如何跨越「中等收入陷阱」
本報特約評論員廉薇
典型性挑戰
《21世紀》:您認為我國是否有落入「中等收入陷阱」的風險?在跨越「中等收入陷阱」過程中面臨著哪些困難與挑戰?
蔡昉:歸納各國數據發現,在中等收入階段上,一個國家的經濟增長不會一成不變地持續下去。對於大多數相對於歐美而言的後起國家,經濟的高速增長在二元經濟發展框架下進行,勞動力的無限供給不僅本身是有益的生產要素積累,人口紅利還有助於提高儲蓄率,加快資本形成。主要表現為勞動力產業轉移和城鄉遷移的經濟結構調整,產生了資源重新配置效應,提高了全要素生產率,從而實現高速經濟增長。而這一過程終結於劉易斯轉折點的到來和人口紅利的消失,經濟增長面臨著中等收入陷阱的危險。
2010年,中國經濟總量躍居世界第2位的同時,人均GDP達到4382美元,剛剛進入世界銀行定義的中等偏上收入國家的行列。「中等收入陷阱」這個概念的提出,以及對這一現象的深入研究,吸取相關的經驗和教訓,對於中國具有重要的啟示意義。
由於中國的「民工荒」是從2004年廣為人們所知,並且一直延續至今,同時以農民工為代表的普通勞動者工資,自2004年開始一反此前十數年徘徊不前的局面,持續上漲至今。因此,我認為2004年是中國的「劉易斯轉折點」。緊接著,我們將迎來又一個重要的轉折點即人口紅利的消失。根據預測,中國的人口撫養比在2013年前後停止下降,並隨後迅速提高。這意味著,支撐二元經濟發展階段中國高速增長的勞動力供給和儲蓄率都將發生重大的轉折。在這種情況下,中國面臨的增長可持續性難題便悄然而至。
一方面,勞動力成本的提高將逐漸弱化中國在勞動密集型製造業上的比較優勢和國際競爭力。一項企業調查顯示,勞動力成本提高20%,對競爭性行業的企業來說,因行業的勞動力成本佔比不同,分別降低企業利潤水平20%-65%不等。這必然導致勞動密集型產業從沿海地區的外遷。一個方向是勞動力成本尚低的發展中鄰國,如印度、越南等國家。另一個方向是中國的中西部地區。
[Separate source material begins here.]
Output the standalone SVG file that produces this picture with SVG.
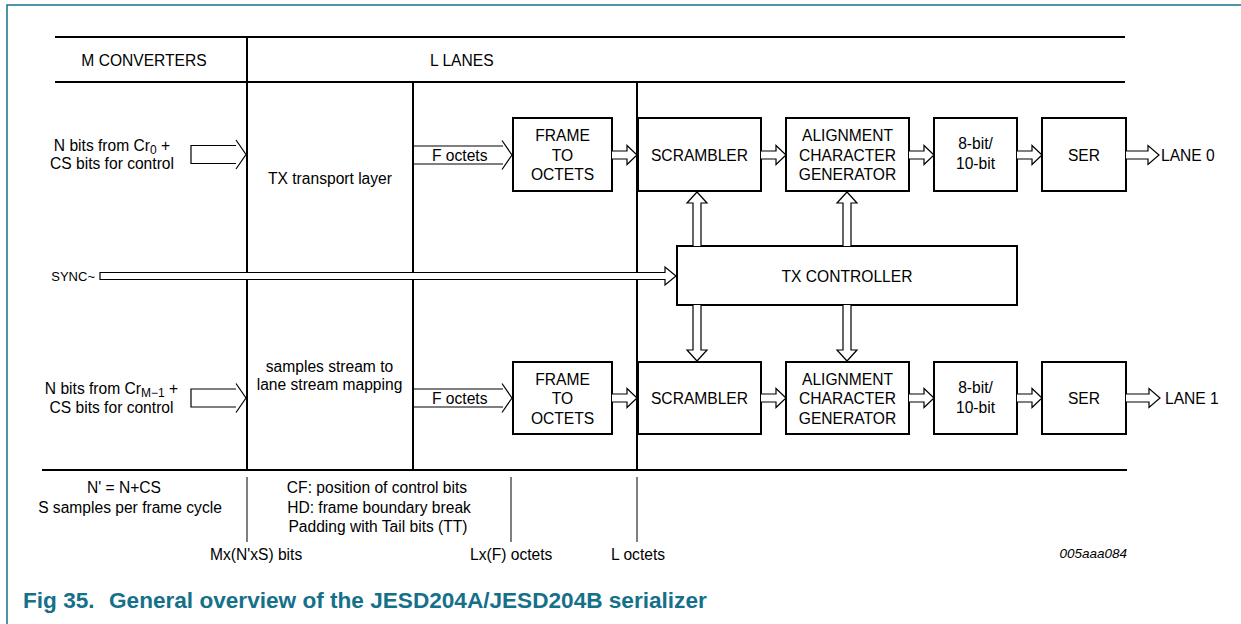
<svg xmlns="http://www.w3.org/2000/svg" width="1241" height="624" viewBox="0 0 1241 624">
<style>
text{font-family:"Liberation Sans",Arial,sans-serif;font-size:15.6px;fill:#000}
.c{text-anchor:middle}
.box{fill:#fff;stroke:#000;stroke-width:2}
.rule{stroke:#000;stroke-width:2;fill:none}
.thin{stroke:#000;stroke-width:1;fill:none}
.arr{fill:#fff;stroke:#000;stroke-width:1.2;stroke-linejoin:miter}
.open{fill:none}
.frame{stroke:#15708a;stroke-width:1.5;fill:none}
.cap{font-weight:bold;font-size:22.6px;fill:#15708a}
.sub{font-size:12px}
.small{font-size:13px}
.id{font-size:13.5px;font-style:italic}
</style>
<rect x="0" y="0" width="1241" height="624" fill="#fff"/>
<path class="frame" d="M7,624 V5 H1241"/>

<g id="grid">
<path class="rule" d="M55,37 H1125 M55,82 H1125 M42,470 H1127 M247,37 V470 M413,82 V470 M637,82 V470"/>
<path class="thin" d="M247,477 V542 M511,477 V542 M637,477 V542"/>
<text class="c" x="144" y="66">M CONVERTERS</text>
<text x="430" y="66">L LANES</text>
<text class="c" x="330" y="183.5">TX transport layer</text>
<text class="c" x="329.5" y="372">samples stream to</text>
<text class="c" x="329.5" y="390">lane stream mapping</text>
</g>

<g id="input0">
<text class="c" x="112" y="151">N bits from Cr<tspan class="sub" dy="3">0</tspan><tspan dy="-3"> +</tspan></text>
<text class="c" x="112" y="169">CS bits for control</text>
</g>
<g id="input1">
<text class="c" x="111.5" y="394">N bits from Cr<tspan class="sub" dy="3">M−1</tspan><tspan dy="-3"> +</tspan></text>
<text class="c" x="111.5" y="412.5">CS bits for control</text>
</g>
<g id="sync"><text class="small" x="95" y="281" text-anchor="end">SYNC~</text></g>

<g id="frame0"><rect class="box" x="513" y="118" width="99" height="73"/>
<text class="c" x="562.5" y="141">FRAME</text><text class="c" x="562.5" y="160.5">TO</text><text class="c" x="562.5" y="180">OCTETS</text></g>
<g id="scrambler0"><rect class="box" x="638" y="118" width="123" height="73"/>
<text class="c" x="699.5" y="160.5">SCRAMBLER</text></g>
<g id="align0"><rect class="box" x="786" y="118" width="123" height="73"/>
<text class="c" x="847.5" y="141">ALIGNMENT</text><text class="c" x="847.5" y="160.5">CHARACTER</text><text class="c" x="847.5" y="180">GENERATOR</text></g>
<g id="enc0"><rect class="box" x="934" y="118" width="83" height="73"/>
<text class="c" x="975.5" y="149.3">8-bit/</text><text class="c" x="975.5" y="169">10-bit</text></g>
<g id="ser0"><rect class="box" x="1042" y="118" width="84" height="73"/>
<text class="c" x="1084" y="160.5">SER</text></g>
<g id="lane0"><text x="1161" y="160.5">LANE 0</text></g>

<g id="txctrl"><rect class="box" x="677" y="246" width="340" height="59"/>
<text class="c" x="847" y="281.5">TX CONTROLLER</text></g>

<g id="frame1"><rect class="box" x="513" y="362" width="99" height="72"/>
<text class="c" x="562.5" y="384.5">FRAME</text><text class="c" x="562.5" y="404">TO</text><text class="c" x="562.5" y="423.5">OCTETS</text></g>
<g id="scrambler1"><rect class="box" x="638" y="362" width="123" height="72"/>
<text class="c" x="699.5" y="404">SCRAMBLER</text></g>
<g id="align1"><rect class="box" x="786" y="362" width="123" height="72"/>
<text class="c" x="847.5" y="384.5">ALIGNMENT</text><text class="c" x="847.5" y="404">CHARACTER</text><text class="c" x="847.5" y="423.5">GENERATOR</text></g>
<g id="enc1"><rect class="box" x="934" y="362" width="83" height="72"/>
<text class="c" x="975.5" y="392.8">8-bit/</text><text class="c" x="975.5" y="412.5">10-bit</text></g>
<g id="ser1"><rect class="box" x="1042" y="362" width="84" height="72"/>
<text class="c" x="1084" y="404">SER</text></g>
<g id="lane1"><text x="1165" y="404">LANE 1</text></g>

<g id="connectors">
<path class="arr" d="M236,145.5 H191 V163.5 H236"/>
<path class="arr open" d="M236,140 L246,154.5 L236,169"/>
<path class="arr" d="M236,389 H191 V407 H236"/>
<path class="arr open" d="M236,383.5 L246,398 L236,412.5"/>
<path class="arr open" d="M413,146 H503 M413,164 H503"/>
<path class="arr open" d="M502,140.5 L512,155 L502,169.5"/>
<text x="432" y="160.5">F octets</text>
<path class="arr open" d="M413,389 H503 M413,407 H503"/>
<path class="arr open" d="M502,383.5 L512,398 L502,412.5"/>
<text x="432" y="403.5">F octets</text>
<path class="arr" d="M100,272.5 H665 V267 L676,276 L665,285 V279.5 H100 Z"/>
<path class="arr" d="M612,151 H627 V145.5 L637,155 L627,164.5 V159 H612"/>
<path class="arr" d="M761,151 H776 V145.5 L786,155 L776,164.5 V159 H761"/>
<path class="arr" d="M909,151 H924 V145.5 L934,155 L924,164.5 V159 H909"/>
<path class="arr" d="M1017,151 H1032 V145.5 L1042,155 L1032,164.5 V159 H1017"/>
<path class="arr" d="M1126,151 H1148 V145.5 L1159,155 L1148,164.5 V159 H1126"/>
<path class="arr" d="M612,394 H627 V388.5 L637,398 L627,407.5 V402 H612"/>
<path class="arr" d="M761,394 H776 V388.5 L786,398 L776,407.5 V402 H761"/>
<path class="arr" d="M909,394 H924 V388.5 L934,398 L924,407.5 V402 H909"/>
<path class="arr" d="M1017,394 H1032 V388.5 L1042,398 L1032,407.5 V402 H1017"/>
<path class="arr" d="M1126,394 H1149 V388.5 L1160,398 L1149,407.5 V402 H1126"/>
<path class="arr" d="M693,246 V203 H687 L697,192 L707,203 H701 V246"/>
<path class="arr" d="M843,246 V203 H837 L847,192 L857,203 H851 V246"/>
<path class="arr" d="M693,305 V350 H687 L697,361 L707,350 H701 V305"/>
<path class="arr" d="M843,305 V350 H837 L847,361 L857,350 H851 V305"/>
</g>

<g id="notes">
<text class="c" x="124" y="493">N' = N+CS</text>
<text class="c" x="130" y="513">S samples per frame cycle</text>
<text class="c" x="377" y="493">CF: position of control bits</text>
<text class="c" x="379" y="513">HD: frame boundary break</text>
<text class="c" x="378" y="532">Padding with Tail bits (TT)</text>
<text x="210" y="560">Mx(N'xS) bits</text>
<text x="470" y="560">Lx(F) octets</text>
<text x="611" y="560">L octets</text>
<text class="id" x="1127" y="558" text-anchor="end">005aaa084</text>
</g>

<g id="caption">
<text class="cap" x="23" y="608">Fig 35.</text>
<text class="cap" x="109" y="608">General overview of the JESD204A/JESD204B serializer</text>
</g>
</svg>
另一方面,要在技術和資本密集型產業中獲得全面的比較優勢和國際競爭力,中國尚有較長的路要走。例如,根據中國現代化戰略研究課題組和中國科學院中國現代化研究中心的數據,R&D投入佔GDP比率,中國只相當於發達國家的56%和世界平均水平的61%;每萬人擁有R&D人員數,只相當於發達國家的23%和世界平均水平的77%;每百萬人擁有的專利數,只相當於發達國家的15%和世界平均水平的76%。而從教育水平上看,30歲人口的平均受教育年限,中國只相當於美國的65%和日本的67%。
逐漸失去在勞動密集型產業中的比較優勢,而尚未獲得在技術和資本密集型產業中的比較優勢,意味著中國面臨著「比較優勢真空」的挑戰。此外,中國靠改革開放融入經濟全球化,獲得了高速增長的良好機遇,而進一步的改革和開放將會面對更大的難度。這些都是中等收入國家所面臨的典型挑戰。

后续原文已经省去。